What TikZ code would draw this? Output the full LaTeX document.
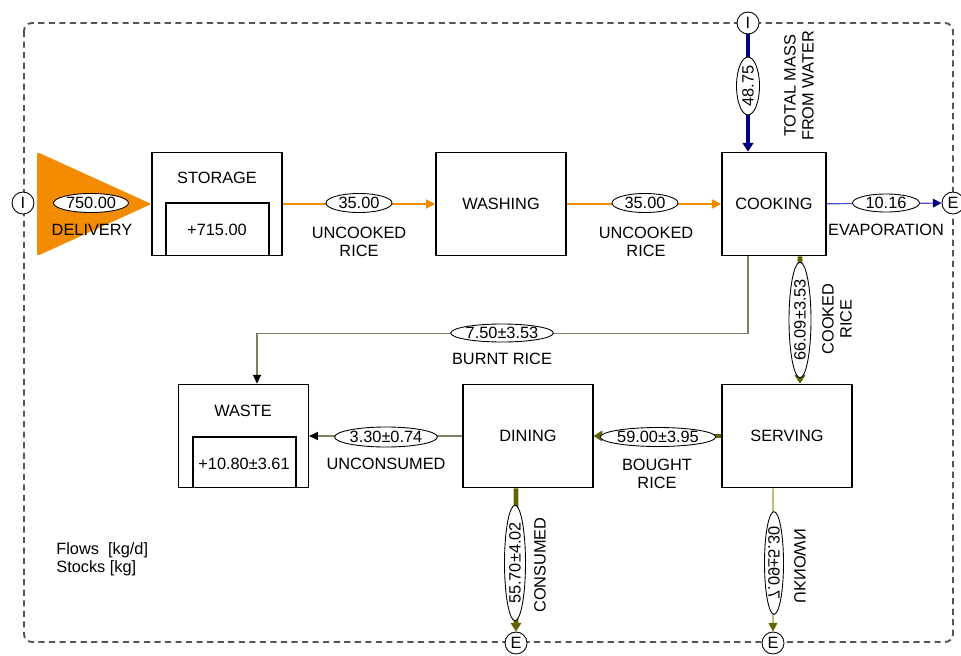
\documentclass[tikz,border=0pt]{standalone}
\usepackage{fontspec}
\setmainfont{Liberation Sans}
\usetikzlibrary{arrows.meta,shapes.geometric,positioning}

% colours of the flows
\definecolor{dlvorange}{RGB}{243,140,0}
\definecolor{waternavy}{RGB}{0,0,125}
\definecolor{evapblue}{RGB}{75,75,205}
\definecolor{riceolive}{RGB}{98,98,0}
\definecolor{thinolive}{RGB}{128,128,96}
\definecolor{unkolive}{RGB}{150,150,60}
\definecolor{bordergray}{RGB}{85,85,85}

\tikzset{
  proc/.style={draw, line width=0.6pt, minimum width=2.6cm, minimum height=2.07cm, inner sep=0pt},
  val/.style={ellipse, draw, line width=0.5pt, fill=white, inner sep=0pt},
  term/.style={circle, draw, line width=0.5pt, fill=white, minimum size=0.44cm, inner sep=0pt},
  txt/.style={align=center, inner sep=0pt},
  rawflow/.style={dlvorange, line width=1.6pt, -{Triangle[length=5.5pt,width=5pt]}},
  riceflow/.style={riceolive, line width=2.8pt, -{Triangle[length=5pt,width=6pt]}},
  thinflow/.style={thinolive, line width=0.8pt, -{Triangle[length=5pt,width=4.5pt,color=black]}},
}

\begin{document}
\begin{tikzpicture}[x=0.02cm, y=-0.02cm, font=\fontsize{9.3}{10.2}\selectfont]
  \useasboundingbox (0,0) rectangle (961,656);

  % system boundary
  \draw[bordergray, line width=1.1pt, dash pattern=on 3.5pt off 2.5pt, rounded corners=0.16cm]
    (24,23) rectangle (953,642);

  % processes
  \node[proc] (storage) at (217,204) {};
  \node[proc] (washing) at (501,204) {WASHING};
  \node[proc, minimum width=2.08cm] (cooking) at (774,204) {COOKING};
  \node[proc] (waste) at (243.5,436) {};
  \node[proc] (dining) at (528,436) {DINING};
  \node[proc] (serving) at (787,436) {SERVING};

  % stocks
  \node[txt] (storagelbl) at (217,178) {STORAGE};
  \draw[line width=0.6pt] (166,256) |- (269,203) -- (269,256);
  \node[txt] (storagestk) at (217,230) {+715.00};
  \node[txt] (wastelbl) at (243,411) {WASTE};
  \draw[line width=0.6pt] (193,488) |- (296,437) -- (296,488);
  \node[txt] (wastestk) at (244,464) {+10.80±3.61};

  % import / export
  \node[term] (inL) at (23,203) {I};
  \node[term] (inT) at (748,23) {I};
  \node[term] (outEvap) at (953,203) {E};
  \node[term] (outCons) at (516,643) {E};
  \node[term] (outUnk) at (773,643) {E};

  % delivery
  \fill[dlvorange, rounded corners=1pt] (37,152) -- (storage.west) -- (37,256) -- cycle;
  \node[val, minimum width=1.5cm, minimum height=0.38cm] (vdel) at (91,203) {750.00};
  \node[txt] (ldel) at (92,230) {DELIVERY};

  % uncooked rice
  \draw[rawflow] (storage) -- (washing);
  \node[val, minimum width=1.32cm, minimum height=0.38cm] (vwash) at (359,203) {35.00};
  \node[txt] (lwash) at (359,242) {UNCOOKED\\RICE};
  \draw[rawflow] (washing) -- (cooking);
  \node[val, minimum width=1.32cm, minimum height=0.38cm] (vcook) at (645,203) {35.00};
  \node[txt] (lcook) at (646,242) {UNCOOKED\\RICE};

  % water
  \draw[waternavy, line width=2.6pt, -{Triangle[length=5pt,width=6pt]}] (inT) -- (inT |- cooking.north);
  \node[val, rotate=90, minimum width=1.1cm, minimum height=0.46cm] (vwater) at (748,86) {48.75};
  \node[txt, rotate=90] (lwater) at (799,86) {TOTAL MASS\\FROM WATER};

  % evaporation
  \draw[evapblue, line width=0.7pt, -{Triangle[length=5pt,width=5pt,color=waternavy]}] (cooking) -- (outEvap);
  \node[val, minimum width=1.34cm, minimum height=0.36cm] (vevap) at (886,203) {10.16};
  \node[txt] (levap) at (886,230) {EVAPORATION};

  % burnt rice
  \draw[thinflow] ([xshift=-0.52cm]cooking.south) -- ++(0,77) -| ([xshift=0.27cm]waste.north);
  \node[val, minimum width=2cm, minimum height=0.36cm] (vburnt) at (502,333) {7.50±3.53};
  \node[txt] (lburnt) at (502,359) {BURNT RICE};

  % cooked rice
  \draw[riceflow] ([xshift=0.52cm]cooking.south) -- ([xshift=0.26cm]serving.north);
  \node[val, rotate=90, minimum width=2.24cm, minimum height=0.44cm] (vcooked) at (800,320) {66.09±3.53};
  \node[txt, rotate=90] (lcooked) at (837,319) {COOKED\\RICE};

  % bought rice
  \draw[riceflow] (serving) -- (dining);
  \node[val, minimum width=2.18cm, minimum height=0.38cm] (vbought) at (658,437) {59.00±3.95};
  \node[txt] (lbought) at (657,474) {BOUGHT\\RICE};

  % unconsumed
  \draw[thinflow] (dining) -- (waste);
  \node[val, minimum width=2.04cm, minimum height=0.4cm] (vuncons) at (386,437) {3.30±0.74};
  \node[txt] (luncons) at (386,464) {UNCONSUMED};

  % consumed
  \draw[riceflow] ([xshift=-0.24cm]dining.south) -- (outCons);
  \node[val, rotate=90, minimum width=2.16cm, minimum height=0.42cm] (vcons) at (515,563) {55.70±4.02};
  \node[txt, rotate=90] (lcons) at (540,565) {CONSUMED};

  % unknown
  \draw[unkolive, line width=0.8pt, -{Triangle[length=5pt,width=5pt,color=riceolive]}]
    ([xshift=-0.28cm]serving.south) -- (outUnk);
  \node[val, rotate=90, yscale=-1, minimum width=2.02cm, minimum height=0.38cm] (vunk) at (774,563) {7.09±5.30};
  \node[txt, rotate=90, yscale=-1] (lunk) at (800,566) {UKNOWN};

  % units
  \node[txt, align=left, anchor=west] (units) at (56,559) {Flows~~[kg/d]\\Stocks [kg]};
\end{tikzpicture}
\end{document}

━━━━━━━━━━━━━━━━━━━━━━━━━━━━━━

_Short problem_
Copy the material exactly. Do not include the pictures.

_Response_
What TikZ code would draw this? Output the full LaTeX document.
\documentclass[tikz,border=0pt]{standalone}
\usepackage{fontspec}
\setmainfont{Liberation Sans}
\usetikzlibrary{arrows.meta,shapes.geometric,positioning}

% colours of the flows
\definecolor{dlvorange}{RGB}{243,140,0}
\definecolor{waternavy}{RGB}{0,0,125}
\definecolor{evapblue}{RGB}{75,75,205}
\definecolor{riceolive}{RGB}{98,98,0}
\definecolor{thinolive}{RGB}{128,128,96}
\definecolor{unkolive}{RGB}{150,150,60}
\definecolor{bordergray}{RGB}{85,85,85}

\tikzset{
  proc/.style={draw, line width=0.6pt, minimum width=2.6cm, minimum height=2.07cm, inner sep=0pt},
  val/.style={ellipse, draw, line width=0.5pt, fill=white, inner sep=0pt},
  term/.style={circle, draw, line width=0.5pt, fill=white, minimum size=0.44cm, inner sep=0pt},
  txt/.style={align=center, inner sep=0pt},
  rawflow/.style={dlvorange, line width=1.6pt, -{Triangle[length=5.5pt,width=5pt]}},
  riceflow/.style={riceolive, line width=2.8pt, -{Triangle[length=5pt,width=6pt]}},
  thinflow/.style={thinolive, line width=0.8pt, -{Triangle[length=5pt,width=4.5pt,color=black]}},
}

\begin{document}
\begin{tikzpicture}[x=0.02cm, y=-0.02cm, font=\fontsize{9.3}{10.2}\selectfont]
  \useasboundingbox (0,0) rectangle (961,656);

  % system boundary
  \draw[bordergray, line width=1.1pt, dash pattern=on 3.5pt off 2.5pt, rounded corners=0.16cm]
    (24,23) rectangle (953,642);

  % processes
  \node[proc] (storage) at (217,204) {};
  \node[proc] (washing) at (501,204) {WASHING};
  \node[proc, minimum width=2.08cm] (cooking) at (774,204) {COOKING};
  \node[proc] (waste) at (243.5,436) {};
  \node[proc] (dining) at (528,436) {DINING};
  \node[proc] (serving) at (787,436) {SERVING};

  % stocks
  \node[txt] (storagelbl) at (217,178) {STORAGE};
  \draw[line width=0.6pt] (166,256) |- (269,203) -- (269,256);
  \node[txt] (storagestk) at (217,230) {+715.00};
  \node[txt] (wastelbl) at (243,411) {WASTE};
  \draw[line width=0.6pt] (193,488) |- (296,437) -- (296,488);
  \node[txt] (wastestk) at (244,464) {+10.80±3.61};

  % import / export
  \node[term] (inL) at (23,203) {I};
  \node[term] (inT) at (748,23) {I};
  \node[term] (outEvap) at (953,203) {E};
  \node[term] (outCons) at (516,643) {E};
  \node[term] (outUnk) at (773,643) {E};

  % delivery
  \fill[dlvorange, rounded corners=1pt] (37,152) -- (storage.west) -- (37,256) -- cycle;
  \node[val, minimum width=1.5cm, minimum height=0.38cm] (vdel) at (91,203) {750.00};
  \node[txt] (ldel) at (92,230) {DELIVERY};

  % uncooked rice
  \draw[rawflow] (storage) -- (washing);
  \node[val, minimum width=1.32cm, minimum height=0.38cm] (vwash) at (359,203) {35.00};
  \node[txt] (lwash) at (359,242) {UNCOOKED\\RICE};
  \draw[rawflow] (washing) -- (cooking);
  \node[val, minimum width=1.32cm, minimum height=0.38cm] (vcook) at (645,203) {35.00};
  \node[txt] (lcook) at (646,242) {UNCOOKED\\RICE};

  % water
  \draw[waternavy, line width=2.6pt, -{Triangle[length=5pt,width=6pt]}] (inT) -- (inT |- cooking.north);
  \node[val, rotate=90, minimum width=1.1cm, minimum height=0.46cm] (vwater) at (748,86) {48.75};
  \node[txt, rotate=90] (lwater) at (799,86) {TOTAL MASS\\FROM WATER};

  % evaporation
  \draw[evapblue, line width=0.7pt, -{Triangle[length=5pt,width=5pt,color=waternavy]}] (cooking) -- (outEvap);
  \node[val, minimum width=1.34cm, minimum height=0.36cm] (vevap) at (886,203) {10.16};
  \node[txt] (levap) at (886,230) {EVAPORATION};

  % burnt rice
  \draw[thinflow] ([xshift=-0.52cm]cooking.south) -- ++(0,77) -| ([xshift=0.27cm]waste.north);
  \node[val, minimum width=2cm, minimum height=0.36cm] (vburnt) at (502,333) {7.50±3.53};
  \node[txt] (lburnt) at (502,359) {BURNT RICE};

  % cooked rice
  \draw[riceflow] ([xshift=0.52cm]cooking.south) -- ([xshift=0.26cm]serving.north);
  \node[val, rotate=90, minimum width=2.24cm, minimum height=0.44cm] (vcooked) at (800,320) {66.09±3.53};
  \node[txt, rotate=90] (lcooked) at (837,319) {COOKED\\RICE};

  % bought rice
  \draw[riceflow] (serving) -- (dining);
  \node[val, minimum width=2.18cm, minimum height=0.38cm] (vbought) at (658,437) {59.00±3.95};
  \node[txt] (lbought) at (657,474) {BOUGHT\\RICE};

  % unconsumed
  \draw[thinflow] (dining) -- (waste);
  \node[val, minimum width=2.04cm, minimum height=0.4cm] (vuncons) at (386,437) {3.30±0.74};
  \node[txt] (luncons) at (386,464) {UNCONSUMED};

  % consumed
  \draw[riceflow] ([xshift=-0.24cm]dining.south) -- (outCons);
  \node[val, rotate=90, minimum width=2.16cm, minimum height=0.42cm] (vcons) at (515,563) {55.70±4.02};
  \node[txt, rotate=90] (lcons) at (540,565) {CONSUMED};

  % unknown
  \draw[unkolive, line width=0.8pt, -{Triangle[length=5pt,width=5pt,color=riceolive]}]
    ([xshift=-0.28cm]serving.south) -- (outUnk);
  \node[val, rotate=90, yscale=-1, minimum width=2.02cm, minimum height=0.38cm] (vunk) at (774,563) {7.09±5.30};
  \node[txt, rotate=90, yscale=-1] (lunk) at (800,566) {UKNOWN};

  % units
  \node[txt, align=left, anchor=west] (units) at (56,559) {Flows~~[kg/d]\\Stocks [kg]};
\end{tikzpicture}
\end{document}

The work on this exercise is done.